Questo compito fu perfettamente compreso da Durruti, che, fino alla sua morte, si adoperò con grande impegno a garantire, da una parte, l'efficienza operativa delle sue unità, dall'altra, a mantenere il più possibile, al loro interno, una struttura egualitaria, contro ogni tentativo di militarizzazione in senso "classico". Ben presto, l'attività della colonna Durruti-Farras sul fronte Aragonese suscitò l'interesse di un gran numero di giornalisti e personalità varie, e non solo per le vittorie conseguite. Era proprio lo spirito libertario che animava il fronte tenuto dalla colonna, che attirava l'attenzione. Attenzione non sempre benigna. Il governo centrale, man mano che la guerra andava avanti, timoroso più del diffondersi delle idee anarchiche che di una sconfitta militare, prese a boicottare le unità del fronte aragonese, rallentando in modo criminale il rifornimento di armi, munizioni e viveri. A questo gioco non erano estranee le mene del Partito Comunista Spagnolo, diretta emanazione della volontà di Stalin, che vedeva di mal occhio la popolarità della C.N.T. in generale, e quella di Durruti, in particolare, e si dimostrò, nei fatti, disposto ad usare qualunque mezzo per debellarne la "concorrenza". I tentativi di ottenere da Madrid un approvvigionamento più adatto alla situazione, non ebbero esito.
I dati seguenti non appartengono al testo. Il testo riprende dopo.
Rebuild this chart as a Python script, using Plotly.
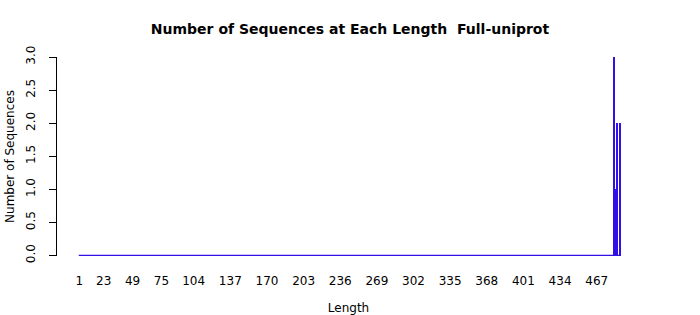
import plotly.graph_objects as go

# Data
length_min = 1
length_max = 488
obs_lengths = [483, 484, 485, 488]
obs_counts = [3, 1, 2, 2]
x_tick_labels = [1, 23, 49, 75, 104, 137, 170, 203, 236, 269, 302, 335, 368, 401, 434, 467]
y_tick_values = [0.0, 0.5, 1.0, 1.5, 2.0, 2.5, 3.0]

BLUE = "#3010E6"
FONT = "DejaVu Sans"

fig = go.Figure()

# zero-height bars appear as a flat line along the baseline
fig.add_trace(go.Scatter(
    x=[length_min - 0.5, length_max + 0.5], y=[0, 0],
    mode="lines", line=dict(color=BLUE, width=1.3),
    hoverinfo="skip", showlegend=False, cliponaxis=False,
))

fig.add_trace(go.Bar(
    x=obs_lengths, y=obs_counts, width=0.95,
    marker=dict(color=BLUE, line=dict(width=0)),
    showlegend=False,
))

fig.update_layout(
    width=700, height=315,
    margin=dict(l=57, r=60, t=57, b=59),
    paper_bgcolor="white", plot_bgcolor="white",
    font=dict(family=FONT, size=12, color="black"),
    title=dict(
        text="<b>Number of Sequences at Each Length  Full-uniprot</b>",
        font=dict(family=FONT, size=14, color="black"),
        x=0.5, xref="container", xanchor="center",
        y=1 - 29 / 315, yref="container", yanchor="middle",
    ),
    bargap=0,
)

fig.update_xaxes(
    range=[-19.1, 506], automargin=False,
    tickmode="array", tickvals=x_tick_labels, ticktext=[str(v) for v in x_tick_labels],
    showline=False, showgrid=False, zeroline=False, ticks="",
    ticklabelstandoff=16,
    tickfont=dict(family=FONT, size=12, color="black"),
    title=dict(text="Length", font=dict(family=FONT, size=12, color="black"), standoff=16),
)

fig.update_yaxes(
    range=[-0.0076, 3.0], automargin=False,
    tickmode="array", tickvals=y_tick_values, ticktext=[f"{v:.1f}" for v in y_tick_values],
    tickangle=-90,
    showline=True, linecolor="black", linewidth=1,
    ticks="outside", ticklen=7, tickcolor="black", tickwidth=1,
    ticklabelstandoff=9,
    showgrid=False, zeroline=False,
    tickfont=dict(family=FONT, size=12, color="black"),
    title=dict(text="Number of Sequences", font=dict(family=FONT, size=12, color="black"), standoff=7),
)

fig.write_html("out.html")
Verso la fine del 1936, i franchisti sferrarono una terribile offensiva contro la capitale, il famoso (o famigerato) assedio di Madrid. Il Governo fu preso dal panico, pensando all'effetto disastroso che un'eventuale capitolazione avrebbe avuto, sia sul piano strategico, che sul morale degli altri combattenti. Chiamò, così, la Colonna di Durruti alla difesa della città, fidando che l'abilità e il prestigio di quest'uomo avrebbero risollevato il morale dei madrileni. Durruti giunse a Madrid il 12 novembre, accolto dalla gioia e dall'entusiasmo generale e, senza un attimo di respiro, si mise al lavoro sul settore più pericoloso. Il 19 novembre, verso le due del pomeriggio, si trovava di fronte al Policlinico, bastione che dominava la città universitaria, in cui i fascisti si erano trincerati. Qui, in circostanze che ancor oggi è difficile appurare, ricevette in pieno polmone una palla cal. 9: portato d'urgenza in ospedale, cessò di vivere alle 6 del mattino dell'indomani, dopo molti, inutili, interventi chirurgici. La sua morte venne tenuta segreta, per non scoraggiare i combattenti che vedevano in lui il simbolo stesso della lotta antifranchista, e, di nascosto, il corpo fu trasportato a Barcellona. Il suo funerale venne celebrato solo il 23 novembre, con tutti gli onori e il cordoglio che si meritava.
Chi uccise Durruti? La C.N.T., sempre nell'intento di non intaccare il morale delle truppe, comunicò pubblicamente che era stato colpito dal piombo fascista, ma era una versione di comodo, destinata a durare non più di qualche giorno. Rapidamente, le circostanze oscure della sua morte diventarono di dominio pubblico, e cominciò a circolare il termine più esatto per definirla: assassinio. Il partito comunista spagnolo mise in giro la versione secondo la quale Durruti era stato ucciso dai suoi stessi compagni, perché aveva rigettato i principi anarchici per avvicinarsi a quelli marxisti. Ma, per quanti lo conobbero, è una tesi così inverosimile da non meritare nemmeno di essere discussa. Al di là di quella che fu la meccanica dell'avvenimento, oggi possiamo affermare che furono proprio i comunisti ad assassinarlo, per togliere di mezzo un pericoloso ostacolo alla loro egemonia. Lo dimostra, oltre ad alcune testimonianze di sicuro valore, il fatto che furono gli unici a trarre vantaggio dalla sua morte. La storia, purtroppo, si ripete.